A mi juicio, fue más singular la influencia que ejerció la obra La ideología de la revolución mexicana, grueso volumen en el que Córdova examinó exhaustivamente el periodo que va de 1895 (porfirismo) a 1929 (fundación del partido hoy llamado PRI). Con afán enciclopédico revisó y fichó toda la historiografía disponible hasta la conclusión de su obra, alrededor de 1972-73. Ahí analizó cómo la revolución no tan sólo no dejó atrás el viejo presidencialismo fuerte de Díaz, sino que lo acrecentó, y al hacerlo así lo convirtió en un puntal de la organización y el desarrollo material de la sociedad. Expuso en términos marxistas lo que significaba aquí una ideología dominante, que inspira, define o dirige a una clase dominante: la mexicana. Reseñó una debilidad de la sociedad mexicana para establecerse por su propia cuenta, la política de conciliación entre las masas populares, el atraso y asimetría del país con relación a los imperios, pero a la vez la aceptación de la penetración de éstos, en particular el norteamericano, y todo lo referente al complejo tema del nacionalismo revolucionario; precisó, además, el proceso de institucionalización en sus nudos vitales: Ejército y creación del Banco Central y la reforma hacendaria.

Leer todo esto resultó estremecedor, por un lado. No generó necesariamente coincidencias absolutas, pero fue fecundo porque alentó a una izquierda por una senda ilustrada, que desgraciadamente se ha perdido ahora en el pragmatismo perredista y en los contrahechos partidos PT y MC. Qué dicha la de aquel entonces tener la posibilidad de brincar de los buenos libros a la arena política, del rigor de las ideas y el pensamiento a la práctica de la política. No quiero dejar de mencionar el estupendo prólogo que Arnaldo escribió a la obra de don Andrés Molina Enríquez, Los grandes problemas nacionales, esclarecedor para entender no pocos de los dilemas de este autor, sino de la historia de un régimen de privilegio que con el tiempo cambió lo que había que cambiar para llegar postrimeramente al neoliberalismo depredador de estos días.

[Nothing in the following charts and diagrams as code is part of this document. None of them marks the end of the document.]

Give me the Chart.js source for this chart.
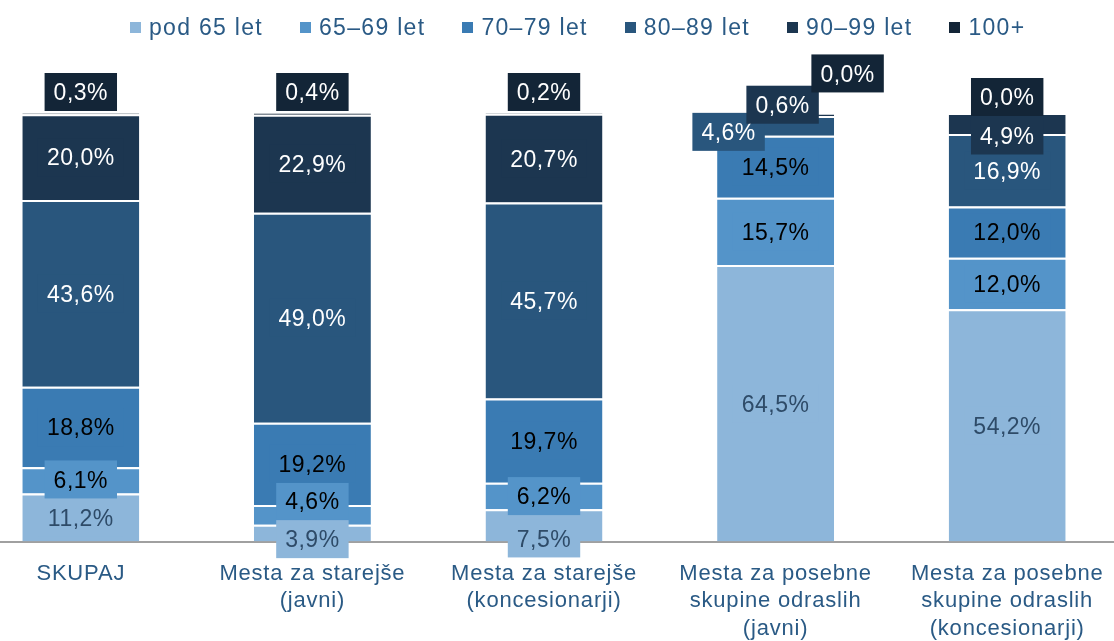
<!DOCTYPE html>
<html>
<head>
<meta charset="utf-8">
<script src="https://cdn.jsdelivr.net/npm/chart.js@4.4.1/dist/chart.umd.min.js"></script>
<style>
  html, body { margin: 0; padding: 0; background: #fff; overflow: hidden; width: 1114px; height: 641px; }
  #wrap { position: absolute; left: -40px; top: 0; width: 1170px; height: 641px; }
  #legend { position: absolute; left: 130px; top: 14px; display: flex; gap: 37px; line-height: 24px;
            font: 23px "Liberation Sans", Arial, sans-serif; letter-spacing: 1.3px; color: #2a5a85; white-space: nowrap; }
  #legend .item { display: flex; align-items: center; }
  #legend .sq { width: 11px; height: 11px; margin-right: 8px; }
</style>
</head>
<body>
<div id="wrap"><canvas id="chart" width="1170" height="641"></canvas></div>
<div id="legend"></div>
<script>
// categories (x axis, multi-line)
const categories = [
  ['SKUPAJ'],
  ['Mesta za starejše', '(javni)'],
  ['Mesta za starejše', '(koncesionarji)'],
  ['Mesta za posebne', 'skupine odraslih', '(javni)'],
  ['Mesta za posebne', 'skupine odraslih', '(koncesionarji)'],
];
const seriesNames = ['pod 65 let', '65–69 let', '70–79 let', '80–89 let', '90–99 let', '100+'];

// shares in %
const under65 = [11.2, 3.9, 7.5, 64.5, 54.2];
const age65to69 = [6.1, 4.6, 6.2, 15.7, 12.0];
const age70to79 = [18.8, 19.2, 19.7, 14.5, 12.0];
const age80to89 = [43.6, 49.0, 45.7, 4.6, 16.9];
const age90to99 = [20.0, 22.9, 20.7, 0.6, 4.9];
const age100plus = [0.3, 0.4, 0.2, 0.0, 0.0];

const seriesColors = ['#8db6da', '#5494c9', '#3a7bb3', '#29567d', '#1c3650', '#132537'];
const labelColors = ['#2e4b68', '#000000', '#000000', '#ffffff', '#ffffff', '#ffffff'];

// label nudges in px [dx, dy] per series per bar (where the original moved them)
const labelShift = [
  [[0, 0], [0, 6], [0, 13], [0, 0], [0, 0]],
  [[0, -1], [0, -14], [0, 0], [0, 0], [0, 0]],
  [[0, 0], [0, 0], [0, 0], [0, 0], [0, 0]],
  [[0, 0], [0, 0], [0, 0], [-47, 6], [0, 0]],
  [[0, 0], [0, 0], [0, 0], [7, -10], [0, 12]],
  [[0, 0], [0, 0], [0, 0], [72, -19], [0, 5]],
];

const allSeries = [under65, age65to69, age70to79, age80to89, age90to99, age100plus];

const fmt = v => v.toFixed(1).replace('.', ',') + '%';

const segLabels = {
  id: 'segLabels',
  afterDatasetsDraw(chart) {
    const ctx = chart.ctx;
    const last = chart.data.datasets.length - 1;
    ctx.save();
    ctx.font = '23px "Liberation Sans", Arial, sans-serif';
    ctx.letterSpacing = '0.5px';
    ctx.textAlign = 'center';
    ctx.textBaseline = 'middle';
    chart.data.datasets.forEach((ds, i) => {
      const meta = chart.getDatasetMeta(i);
      meta.data.forEach((bar, j) => {
        const sh = labelShift[i][j];
        const cx = bar.x + sh[0];
        const cy = (i === last ? bar.y - 21 : (bar.y + bar.base) / 2) + sh[1];
        const txt = fmt(ds.data[j]);
        const w = ctx.measureText(txt).width + 18;
        ctx.fillStyle = ds.backgroundColor;
        ctx.fillRect(cx - w / 2, cy - 19, w, 38);
        ctx.fillStyle = labelColors[i];
        ctx.fillText(txt, cx, cy + 2);
      });
    });
    ctx.restore();
  }
};

const spacing = {
  id: 'spacing',
  beforeDraw(chart) { chart.ctx.letterSpacing = '0.8px'; }
};

const chart = new Chart(document.getElementById('chart'), {
  type: 'bar',
  data: {
    labels: categories,
    datasets: allSeries.map((d, i) => ({
      label: seriesNames[i],
      data: d,
      backgroundColor: seriesColors[i],
      borderColor: '#ffffff',
      borderWidth: { top: 2, right: 0, bottom: 0, left: 0 },
      borderSkipped: false,
      barPercentage: 1,
      categoryPercentage: 0.505,
    }))
  },
  options: {
    responsive: false,
    devicePixelRatio: 1,
    animation: false,
    layout: { padding: { top: 113, left: 5, right: 7, bottom: 0 } },
    plugins: { legend: { display: false }, tooltip: { enabled: false } },
    scales: {
      x: {
        stacked: true,
        grid: { display: false, drawTicks: false },
        border: { display: true, color: '#a0a0a0', width: 2 },
        ticks: {
          color: '#2a5a85',
          padding: 18,
          maxRotation: 0,
          autoSkip: false,
          font: { family: '"Liberation Sans", Arial, sans-serif', size: 22, lineHeight: 1.27 }
        },
        afterFit: (scale) => { scale.height = 99.5; }
      },
      y: { stacked: true, display: false, min: 0, max: 100 }
    }
  },
  plugins: [spacing, segLabels]
});

// legend from the chart's datasets
const legendBox = document.getElementById('legend');
chart.data.datasets.forEach((ds) => {
  const item = document.createElement('span');
  item.className = 'item';
  const sq = document.createElement('span');
  sq.className = 'sq';
  sq.style.background = ds.backgroundColor;
  item.appendChild(sq);
  item.appendChild(document.createTextNode(ds.label));
  legendBox.appendChild(item);
});
</script>
</body>
</html>
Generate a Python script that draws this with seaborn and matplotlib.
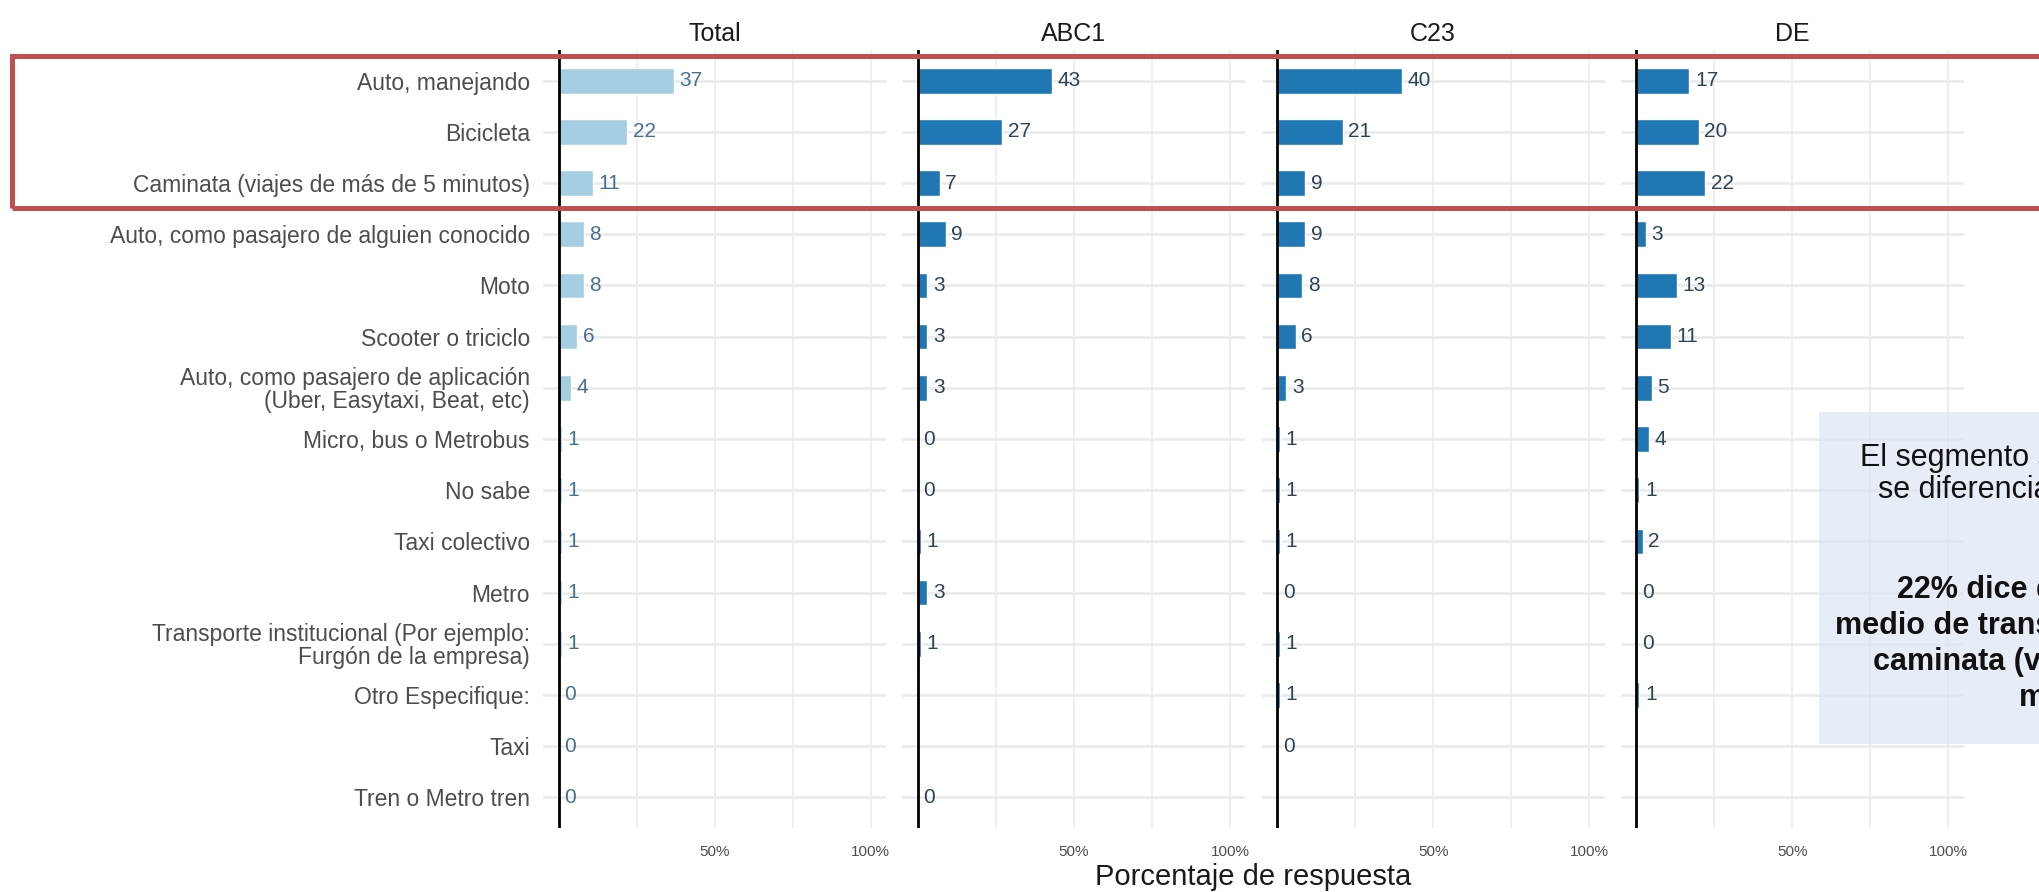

Por estas y muchas otras razones, la muerte de Arnaldo Córdova me ha conmovido. Tuve la oportunidad, cuando fui consejero nacional del PRD, de verlo conversar animadamente al lado de Arnoldo Martínez Verdugo, y yo mismo, de charlar con él sobre el presente y el porvenir de la izquierda. Conversaciones vivas e inolvidables, aleccionadoras por su profundidad, en la voz del que ahora se ha ido. Discrepé callado de la defensa que en diversos momentos hizo del lopezobradorismo; ahí sentí que los caminos se habían bifurcado, pero confieso que no hubo la oportunidad de escuchar a mayor profundidad sus razones.

Siempre que un hombre de la talla de Arnaldo Córdova muere, una gran tristeza se queda entre los vivos, y para mí, algo que me parece una lección imperecedera: hombres como Arnaldo Córdova sólo crecen en el campo de la izquierda; en el de la derecha, habiendo también grandes, nunca son tan grandes, pero sobre todo, nunca son tan numerosos. Por algo será, por algo es.

Arnaldo vivirá en sus libros, en su obra, en la presencia de su esposa y de sus hijos, de su familia en general; de sus amigos y compañeros: académicos, demócratas, revolucionarios, de izquierda, comunistas, patriotas, a todos los cuales les envío mi fraterno y solidario pésame. Hasta siempre, Arnaldo Córdova.